$1.5M Study Aims To Help Combat Sex Trafficking In Sacramento

SACRAMENTO (CBS13) - Sacramento will soon be the focal point of a three-year research project on sex trafficking.

State officials say there is not enough reliable data to effectively tackle the problem. So with the help of City Councilman Eric Guerra, Senator Richard Pan and the California Department of Justice, the state is allocating $1.5 million to Sacramento to lead a study that will hopefully benefit other cities in the state.

One of the focal points of the study will be Stockton Boulevard in south Sacramento. It's one of the many commercial corridors in the county that has had a long history of sex trafficking.

"No one understood trafficking. They looked at women as monsters, as criminals, as women who chose to live these lifestyles," said April Grayson.

Grayson is a survivor of sex trafficking. She says her dark days started at an early age.

"My mother was murdered when I was three, I was adopted when I was five," Grayson said. "The family I was adopted into, they didn't know how to deal with a kid with so much trauma."

In and out of foster homes with no family, no sense of security, by the age of 17 Grayson was pulled into a life that eventually landed her time behind bars.

"The thing that people don't think about is the fear that takes place when a woman has signed up for something she didn't know she was signing up for," she said.

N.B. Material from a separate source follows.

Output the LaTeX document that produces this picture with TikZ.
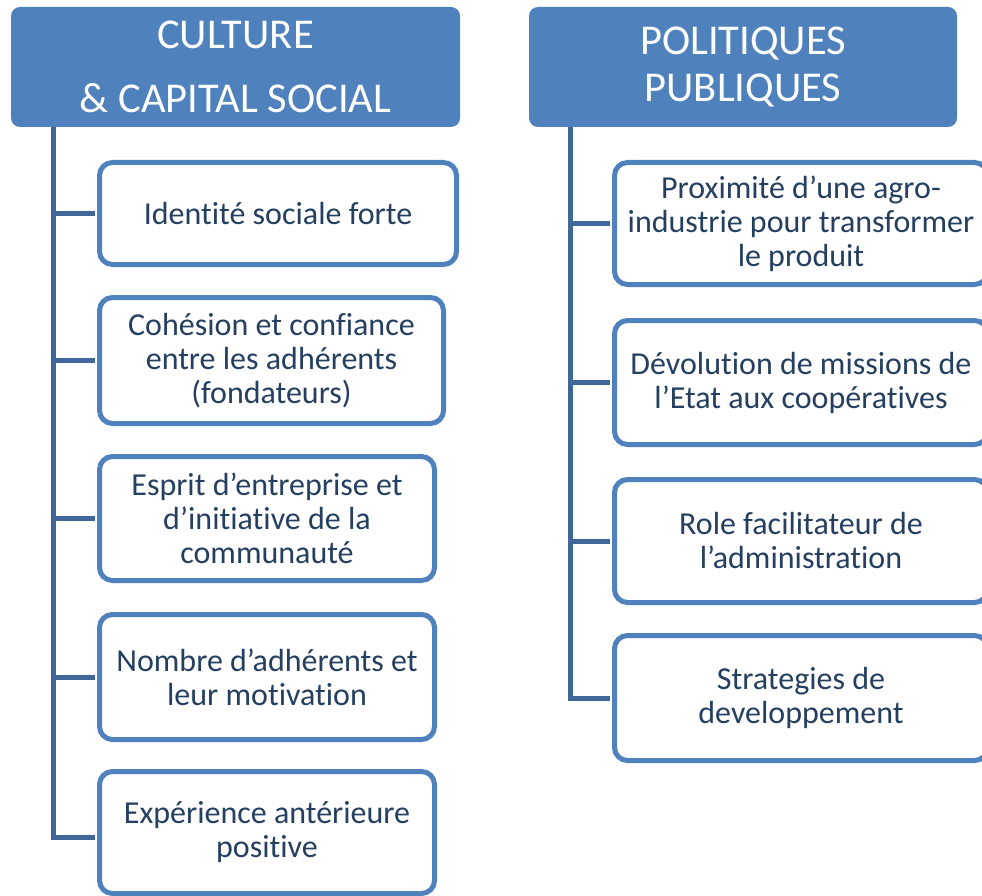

Grayson is now turning her life around here at Community Against Sexual Harm (CASH), a Sacramento non-profit dedicated to helping women who have been sexually exploited. It's also the lead organization for the state-funded study.

"We don't have a way to tell you the exact scope of sex trafficking in Sacramento. That's what the research is set to determine, because we believe it's a much larger issue than most people are aware," said Terri Galvan, the executive director of CASH.

Sacramento County has become a sex trafficking hub.

"Human trafficking is happening all around, also on the internet, and massage establishments," said Councilman Guerra. "The hope is to get people as young as 13, 14 out of that cycle."

"The money will help us address what are the best strategies, and to replicate throughout the state," Guerra adds.

California is spending $4 million statewide to do more research on the problem, with $1.5 million going directly towards funding the study in Sacramento.

The city will also be allocating an additional $95,000 to CASH. Galvan says that money will be used to expanding their housing services for the homeless to keep victims from returning back to that life.

"That's one of the reasons women do return to the life, because their housing is unstable, don't have a secure place to live," said Galvan.

CASH, which serves about 325 women a year, has become a place of refuge for hundreds of women.

"CASH has empowered me so I can rebuild, they have taught me what it looks like to be a strong woman - what it looks like to fight for yourself and show up for yourself," said Grayson.